Ruben Vardanyan’s Son Appeals To Trump

Armenia - Ruben Vardanyan's son David, April 22, 2024.

The son of Ruben Vardanyan has called on U.S. President Donald Trump to press Azerbaijan to free the prominent businessman and philanthropist and all other Armenian prisoners.

David Vardanyan made the appeal in an op-ed article published on Thursday on the website of the U.S. Fox News Channel and titled: “My dad has been in prison for more than 550 days simply for being Christian.”

“Personally, I am alive because my great-grandfather was saved by an American orphanage organized by Christian missionaries in Etchmiadzin, Armenia,” he wrote. “Today, we see signs that Armenians are again not alone. Most importantly, President Trump has vowed to protect persecuted Armenian Christians in Azerbaijan and beyond.”

“My family and I look to the leadership of President Donald Trump to fulfill his commitment as a President of Peace. He can do this by making the regime in Baku understand that it must adhere to international rules and show its commitment to peace in the Caucuses by releasing my father and the other Armenian prisoners,” added Vardanyan Jr.

At least 23 Armenians are known to remain in Azerbaijani captivity. Among them are eight former leaders of Nagorno-Karabakh, including Ruben Vardanyan, who went on trial in January together with eight other Karabakh Armenians.

Azerbaijan - Ruben Vardanyan stands trial in Baku, March 11, 2025.

Vardanyan, who held the second-highest post in Karabakh’s leadership from November 2022 to February 2023 and is being tried separately, has rejected a long list of accusations levelled against him.
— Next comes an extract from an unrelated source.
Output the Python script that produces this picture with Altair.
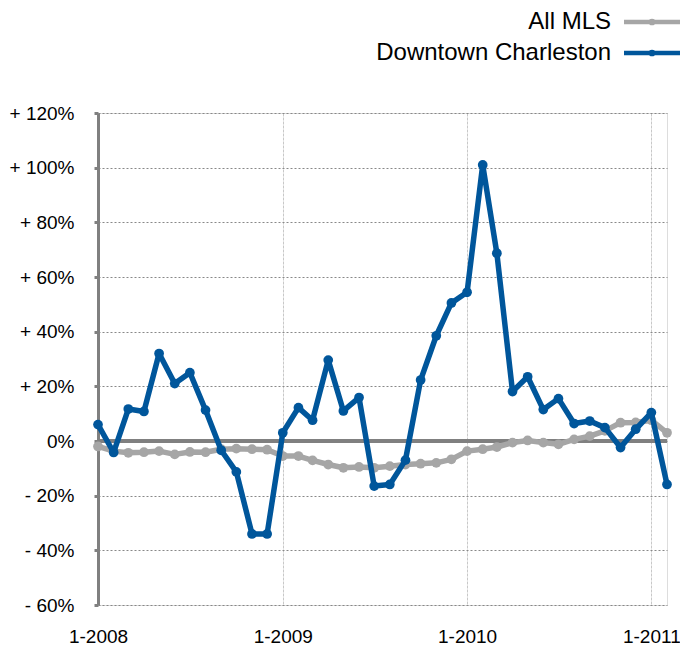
import altair as alt
import pandas as pd

# Monthly x categories: Jan 2008 .. Feb 2011
months = [f"{2008 + i // 12}-{i % 12 + 1:02d}-01T00:00:00" for i in range(38)]
year_ticks = ["2008-01-01T00:00:00", "2009-01-01T00:00:00",
              "2010-01-01T00:00:00", "2011-01-01T00:00:00"]
series_names = ["All MLS", "Downtown Charleston"]
series_colors = ["#A6A6A6", "#00569B"]

all_mls = [-2.0, -3.7, -4.3, -4.1, -3.7, -4.9, -4.0, -4.1, -3.0, -2.8, -3.0, -3.2,
           -5.5, -5.5, -7.1, -8.6, -9.8, -9.5, -9.8, -9.2, -8.6, -8.3, -8.0, -6.7,
           -3.7, -3.0, -2.2, -0.6, 0.2, -0.6, -1.2, 0.6, 1.8, 3.7, 6.7, 6.8, 7.6, 3.0]
downtown = [6.0, -4.2, 11.7, 10.8, 32.0, 21.0, 25.0, 11.3, -3.4, -11.3, -34.0, -34.0,
            3.0, 12.2, 7.6, 29.6, 11.0, 15.9, -16.5, -15.9, -7.0, 22.3, 38.5, 50.5,
            54.4, 101.0, 68.7, 18.1, 23.5, 11.5, 15.5, 6.4, 7.3, 4.9, -2.4, 4.3, 10.4, -15.9]

y_domain = [-60, 120]
y_ticks = [-60, -40, -20, 0, 20, 40, 60, 80, 100, 120]

df = pd.DataFrame({
    "month": months * 2,
    "value": all_mls + downtown,
    "series": [series_names[0]] * len(months) + [series_names[1]] * len(months),
})
legend_df = pd.DataFrame({"series": series_names, "color": series_colors})

FONT = "Liberation Sans"
AXIS_GRAY = "#808080"

x_enc = alt.X(
    "month:T",
    scale=alt.Scale(domain=[months[0], months[-1]]),
    axis=alt.Axis(
        values=year_ticks, format="%-m-%Y", title=None, ticks=False, domain=False,
        labelPadding=22, labelFontSize=19, labelFont=FONT, labelColor="#000",
        grid=True, gridColor="#C8C8C8", gridWidth=1, gridDash=[3, 1],
        labelFlush=False,
    ),
)
y_enc = alt.Y(
    "value:Q",
    scale=alt.Scale(domain=y_domain, nice=False, zero=False),
    axis=alt.Axis(
        values=y_ticks, title=None,
        labelExpr="datum.value > 0 ? '+ ' + datum.value + '%' : (datum.value < 0 ? '- ' + abs(datum.value) + '%' : '0%')",
        labelFontSize=19, labelFont=FONT, labelColor="#000", labelPadding=20,
        ticks=True, tickSize=4, tickWidth=3, tickColor=AXIS_GRAY,
        domain=True, domainColor=AXIS_GRAY, domainWidth=3,
        grid=True, gridColor="#888888", gridDash=[2, 2], gridWidth=1,
    ),
)

base = alt.Chart(df)

zero_rule = alt.Chart(pd.DataFrame({"z": [0]})).mark_rule(
    color=AXIS_GRAY, strokeWidth=4
).encode(y=alt.Y("z:Q", scale=alt.Scale(domain=y_domain)))

layers = [zero_rule]
for name, col in zip(series_names, series_colors):
    sub = base.transform_filter(alt.datum.series == name)
    layers.append(sub.mark_line(color=col, strokeWidth=5.5, strokeJoin="round").encode(x=x_enc, y=y_enc))
    layers.append(sub.mark_circle(color=col, size=95, opacity=1).encode(x=x_enc, y=y_enc))

# Manual legend (label left of symbol), positioned above the plot
legend_y = [-91, -60]
for i, (name, col) in enumerate(zip(series_names, series_colors)):
    ld = alt.Chart(legend_df).transform_filter(alt.datum.series == name)
    layers.append(ld.mark_text(align="right", baseline="middle", fontSize=24, font=FONT, color="#000").encode(
        text="series:N", x=alt.value(513), y=alt.value(legend_y[i])))
    layers.append(ld.mark_rule(color=col, strokeWidth=4.5).encode(
        x=alt.value(526), x2=alt.value(600), y=alt.value(legend_y[i])))
    layers.append(ld.mark_circle(color=col, size=45, opacity=1).encode(
        x=alt.value(554), y=alt.value(legend_y[i])))

chart = alt.layer(*layers).properties(
    width=569, height=492,
    autosize=alt.AutoSizeParams(type="none"),
    padding={"left": 98, "top": 113, "right": 13, "bottom": 41},
).configure_view(
    stroke="#888888", strokeDash=[2, 2], strokeWidth=1,
).configure(background="white")

chart.save("out.html", embed_options={"renderer": "svg", "actions": False})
Those include “financing terrorism,” illegally entering Karabakh and supplying its armed forces with military equipment.

Vardanyan’s American lawyer, Jared Genser, said last month that the release of his client and other Armenian prisoners held in Azerbaijan is a “top priority” for the Trump administration.

In a March post on X, the then U.S. national security adviser, Mike Waltz, urged Baku to “release the prisoners.” Walz’s call contrasted with the U.S. State Department’s subsequent cautious comments on the issue cited by the Catholic News Agency,

Like Armenian opposition leaders and other domestic critics of Prime Minister Nikol Pashinian, Genser has repeatedly accused Armenia’s government of doing little to try to have the prisoners freed.

Pashinian has said that his government will make only “proportionate” and “reasonable” efforts for that purpose. He has also claimed that Yerevan will harm the prisoners if it acts more forcefully. Critics say that he is simply afraid of angering Baku.

Mane Tandilian, a leader of an Armenian opposition party linked to Vardanyan, decried on Friday the fact that a draft peace treaty finalized by Baku and Yerevan in March does not call for the release of the prisoners.

“With their behavior, the [Armenian] authorities demonstrate that they are not interested at all in the release of those people,” Tandilian told RFE/RL’s Armenian Service.